DATASET EXTRACT:

----------

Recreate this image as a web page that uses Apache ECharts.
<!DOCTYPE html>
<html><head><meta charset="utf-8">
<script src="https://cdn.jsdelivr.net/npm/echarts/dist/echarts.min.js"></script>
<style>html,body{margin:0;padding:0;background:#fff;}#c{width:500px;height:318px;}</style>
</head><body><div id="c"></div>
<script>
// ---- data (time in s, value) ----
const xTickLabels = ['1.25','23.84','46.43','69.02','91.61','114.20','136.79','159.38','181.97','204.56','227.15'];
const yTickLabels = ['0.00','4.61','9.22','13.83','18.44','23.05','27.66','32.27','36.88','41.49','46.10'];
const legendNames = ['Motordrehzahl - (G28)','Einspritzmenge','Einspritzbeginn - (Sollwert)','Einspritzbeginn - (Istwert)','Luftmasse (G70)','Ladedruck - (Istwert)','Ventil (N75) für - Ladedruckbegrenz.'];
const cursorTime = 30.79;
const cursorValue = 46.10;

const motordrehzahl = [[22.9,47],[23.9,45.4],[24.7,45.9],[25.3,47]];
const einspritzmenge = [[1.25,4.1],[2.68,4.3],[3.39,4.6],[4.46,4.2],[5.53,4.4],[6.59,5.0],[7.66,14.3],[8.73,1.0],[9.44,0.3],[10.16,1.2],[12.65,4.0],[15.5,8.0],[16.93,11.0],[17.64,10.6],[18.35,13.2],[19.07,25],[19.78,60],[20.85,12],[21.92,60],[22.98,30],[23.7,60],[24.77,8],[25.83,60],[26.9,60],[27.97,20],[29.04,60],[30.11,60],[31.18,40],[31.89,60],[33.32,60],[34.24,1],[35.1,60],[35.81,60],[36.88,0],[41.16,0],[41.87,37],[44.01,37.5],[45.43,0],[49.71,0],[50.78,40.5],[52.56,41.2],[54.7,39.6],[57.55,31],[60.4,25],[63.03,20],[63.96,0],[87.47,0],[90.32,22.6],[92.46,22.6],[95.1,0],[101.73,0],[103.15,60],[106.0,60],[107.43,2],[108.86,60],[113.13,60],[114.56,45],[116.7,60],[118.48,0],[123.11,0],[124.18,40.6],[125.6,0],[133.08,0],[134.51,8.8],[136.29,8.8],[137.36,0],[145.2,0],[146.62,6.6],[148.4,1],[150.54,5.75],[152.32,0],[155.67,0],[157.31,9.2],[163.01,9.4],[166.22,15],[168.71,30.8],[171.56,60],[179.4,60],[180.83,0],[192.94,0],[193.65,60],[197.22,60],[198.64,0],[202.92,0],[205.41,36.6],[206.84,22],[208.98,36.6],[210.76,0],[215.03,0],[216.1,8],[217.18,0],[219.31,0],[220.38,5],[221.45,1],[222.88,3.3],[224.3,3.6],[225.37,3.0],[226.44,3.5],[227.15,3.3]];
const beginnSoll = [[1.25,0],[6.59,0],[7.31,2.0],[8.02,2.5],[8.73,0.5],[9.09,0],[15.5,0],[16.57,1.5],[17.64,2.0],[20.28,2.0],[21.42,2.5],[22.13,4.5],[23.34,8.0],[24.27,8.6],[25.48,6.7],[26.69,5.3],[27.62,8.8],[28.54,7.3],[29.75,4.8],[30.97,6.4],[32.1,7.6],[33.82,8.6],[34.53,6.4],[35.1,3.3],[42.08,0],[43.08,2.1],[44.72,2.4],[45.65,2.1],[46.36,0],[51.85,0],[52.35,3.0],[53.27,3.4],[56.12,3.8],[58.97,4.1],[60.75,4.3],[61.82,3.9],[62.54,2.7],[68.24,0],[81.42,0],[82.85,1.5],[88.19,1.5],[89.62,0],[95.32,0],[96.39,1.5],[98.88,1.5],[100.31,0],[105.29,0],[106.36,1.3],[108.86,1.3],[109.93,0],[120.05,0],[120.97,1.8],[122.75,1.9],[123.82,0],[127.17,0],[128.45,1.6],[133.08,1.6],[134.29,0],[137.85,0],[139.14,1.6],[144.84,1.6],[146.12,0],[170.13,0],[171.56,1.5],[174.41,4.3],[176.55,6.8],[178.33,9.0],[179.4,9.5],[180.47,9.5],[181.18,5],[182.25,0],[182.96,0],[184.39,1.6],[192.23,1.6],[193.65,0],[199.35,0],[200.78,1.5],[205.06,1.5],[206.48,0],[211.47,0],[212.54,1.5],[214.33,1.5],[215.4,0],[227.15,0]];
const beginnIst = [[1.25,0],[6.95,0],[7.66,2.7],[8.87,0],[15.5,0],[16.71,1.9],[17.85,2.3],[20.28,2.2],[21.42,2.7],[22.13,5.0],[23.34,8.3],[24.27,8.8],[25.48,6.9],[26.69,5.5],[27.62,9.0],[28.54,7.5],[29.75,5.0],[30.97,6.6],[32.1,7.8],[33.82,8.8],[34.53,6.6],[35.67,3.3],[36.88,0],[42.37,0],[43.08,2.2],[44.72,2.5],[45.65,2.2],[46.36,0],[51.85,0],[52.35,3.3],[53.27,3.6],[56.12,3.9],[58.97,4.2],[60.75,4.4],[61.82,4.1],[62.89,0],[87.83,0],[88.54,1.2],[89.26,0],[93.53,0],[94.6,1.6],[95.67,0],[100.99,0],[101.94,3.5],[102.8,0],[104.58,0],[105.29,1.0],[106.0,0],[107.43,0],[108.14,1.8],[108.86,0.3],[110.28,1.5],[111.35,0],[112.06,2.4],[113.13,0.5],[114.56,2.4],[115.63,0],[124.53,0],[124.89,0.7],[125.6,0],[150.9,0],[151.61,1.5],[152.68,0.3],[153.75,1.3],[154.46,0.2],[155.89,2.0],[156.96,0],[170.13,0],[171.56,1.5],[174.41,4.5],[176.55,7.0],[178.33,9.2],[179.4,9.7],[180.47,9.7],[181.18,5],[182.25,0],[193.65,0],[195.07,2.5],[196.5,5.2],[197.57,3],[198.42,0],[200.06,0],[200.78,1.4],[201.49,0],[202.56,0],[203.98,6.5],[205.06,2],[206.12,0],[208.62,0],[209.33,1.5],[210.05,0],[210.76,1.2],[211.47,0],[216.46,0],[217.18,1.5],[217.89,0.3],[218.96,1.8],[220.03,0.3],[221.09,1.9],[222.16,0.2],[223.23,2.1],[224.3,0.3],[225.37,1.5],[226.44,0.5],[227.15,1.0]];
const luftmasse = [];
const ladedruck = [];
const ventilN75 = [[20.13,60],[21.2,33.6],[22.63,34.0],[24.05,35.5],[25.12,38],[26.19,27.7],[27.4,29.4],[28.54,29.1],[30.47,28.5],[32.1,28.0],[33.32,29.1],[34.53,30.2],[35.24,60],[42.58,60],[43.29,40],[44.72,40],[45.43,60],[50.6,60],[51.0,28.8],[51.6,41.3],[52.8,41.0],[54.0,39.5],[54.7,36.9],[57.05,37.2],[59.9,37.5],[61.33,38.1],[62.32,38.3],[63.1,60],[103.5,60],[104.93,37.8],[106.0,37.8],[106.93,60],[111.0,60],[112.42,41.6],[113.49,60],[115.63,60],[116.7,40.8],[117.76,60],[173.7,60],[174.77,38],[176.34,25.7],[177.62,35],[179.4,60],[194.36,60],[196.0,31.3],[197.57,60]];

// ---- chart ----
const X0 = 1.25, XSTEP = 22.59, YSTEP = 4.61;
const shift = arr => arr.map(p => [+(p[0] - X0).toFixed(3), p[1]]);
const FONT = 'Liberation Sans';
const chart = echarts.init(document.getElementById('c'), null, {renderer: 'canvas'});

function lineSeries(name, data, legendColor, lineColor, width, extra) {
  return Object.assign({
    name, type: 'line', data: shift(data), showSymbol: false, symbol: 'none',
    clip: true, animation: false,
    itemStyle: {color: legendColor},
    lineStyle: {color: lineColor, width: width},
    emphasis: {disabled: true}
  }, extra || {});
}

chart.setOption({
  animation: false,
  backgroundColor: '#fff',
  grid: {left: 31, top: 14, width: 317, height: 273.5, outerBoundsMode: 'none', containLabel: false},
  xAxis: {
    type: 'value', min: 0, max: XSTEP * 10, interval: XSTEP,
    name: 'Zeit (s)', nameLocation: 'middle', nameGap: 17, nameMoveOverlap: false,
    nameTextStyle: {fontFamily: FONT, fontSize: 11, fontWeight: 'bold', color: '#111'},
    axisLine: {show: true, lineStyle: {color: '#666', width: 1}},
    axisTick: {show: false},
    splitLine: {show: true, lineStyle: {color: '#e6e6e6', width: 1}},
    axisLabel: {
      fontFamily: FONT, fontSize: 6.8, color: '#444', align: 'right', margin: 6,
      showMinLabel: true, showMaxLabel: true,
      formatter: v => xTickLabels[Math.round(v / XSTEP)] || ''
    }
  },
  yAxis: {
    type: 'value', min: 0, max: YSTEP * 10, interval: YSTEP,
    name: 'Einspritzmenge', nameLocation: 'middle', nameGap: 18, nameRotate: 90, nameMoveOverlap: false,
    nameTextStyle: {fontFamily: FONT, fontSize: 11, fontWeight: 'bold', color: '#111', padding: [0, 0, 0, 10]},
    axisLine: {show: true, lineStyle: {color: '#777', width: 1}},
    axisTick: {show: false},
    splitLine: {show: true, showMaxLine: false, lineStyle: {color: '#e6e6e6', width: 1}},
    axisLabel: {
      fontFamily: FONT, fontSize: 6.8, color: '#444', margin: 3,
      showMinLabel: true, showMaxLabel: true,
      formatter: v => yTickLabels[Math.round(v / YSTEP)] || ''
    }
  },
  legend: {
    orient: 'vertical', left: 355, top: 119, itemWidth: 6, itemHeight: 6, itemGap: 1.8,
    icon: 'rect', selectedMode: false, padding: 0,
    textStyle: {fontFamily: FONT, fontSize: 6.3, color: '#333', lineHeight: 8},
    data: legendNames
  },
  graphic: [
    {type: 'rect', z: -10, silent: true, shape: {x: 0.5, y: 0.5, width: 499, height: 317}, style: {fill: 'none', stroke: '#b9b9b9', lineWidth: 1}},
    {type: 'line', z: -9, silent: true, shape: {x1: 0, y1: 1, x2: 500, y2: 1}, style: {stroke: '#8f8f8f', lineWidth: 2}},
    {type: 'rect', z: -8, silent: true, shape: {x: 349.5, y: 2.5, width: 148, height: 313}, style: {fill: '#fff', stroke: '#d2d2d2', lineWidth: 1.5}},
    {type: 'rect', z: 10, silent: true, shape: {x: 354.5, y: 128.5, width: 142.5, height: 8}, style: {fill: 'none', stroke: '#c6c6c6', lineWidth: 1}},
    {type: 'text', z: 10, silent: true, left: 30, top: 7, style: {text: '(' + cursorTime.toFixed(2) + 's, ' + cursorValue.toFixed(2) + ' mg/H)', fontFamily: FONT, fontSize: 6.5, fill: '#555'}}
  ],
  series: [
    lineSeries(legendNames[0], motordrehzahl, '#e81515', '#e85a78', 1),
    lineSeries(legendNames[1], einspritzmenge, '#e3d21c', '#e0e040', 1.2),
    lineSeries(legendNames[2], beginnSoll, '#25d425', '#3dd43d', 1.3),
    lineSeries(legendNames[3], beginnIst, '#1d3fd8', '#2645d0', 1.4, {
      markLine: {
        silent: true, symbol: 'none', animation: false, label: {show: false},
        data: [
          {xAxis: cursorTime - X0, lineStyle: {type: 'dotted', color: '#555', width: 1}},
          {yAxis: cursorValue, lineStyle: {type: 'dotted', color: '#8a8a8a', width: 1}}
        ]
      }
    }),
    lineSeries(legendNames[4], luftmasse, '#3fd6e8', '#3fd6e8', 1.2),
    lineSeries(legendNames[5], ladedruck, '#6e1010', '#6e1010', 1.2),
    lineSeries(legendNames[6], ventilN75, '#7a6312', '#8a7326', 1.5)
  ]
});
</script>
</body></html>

----------

JOB: Restate word for word only the lines running from the beginning of the data to the line holding "const cursorValue = 46.10;", both included.

RESULT FOR THIS EXERCISE:
Recreate this image as a web page that uses Apache ECharts.
<!DOCTYPE html>
<html><head><meta charset="utf-8">
<script src="https://cdn.jsdelivr.net/npm/echarts/dist/echarts.min.js"></script>
<style>html,body{margin:0;padding:0;background:#fff;}#c{width:500px;height:318px;}</style>
</head><body><div id="c"></div>
<script>
// ---- data (time in s, value) ----
const xTickLabels = ['1.25','23.84','46.43','69.02','91.61','114.20','136.79','159.38','181.97','204.56','227.15'];
const yTickLabels = ['0.00','4.61','9.22','13.83','18.44','23.05','27.66','32.27','36.88','41.49','46.10'];
const legendNames = ['Motordrehzahl - (G28)','Einspritzmenge','Einspritzbeginn - (Sollwert)','Einspritzbeginn - (Istwert)','Luftmasse (G70)','Ladedruck - (Istwert)','Ventil (N75) für - Ladedruckbegrenz.'];
const cursorTime = 30.79;
const cursorValue = 46.10;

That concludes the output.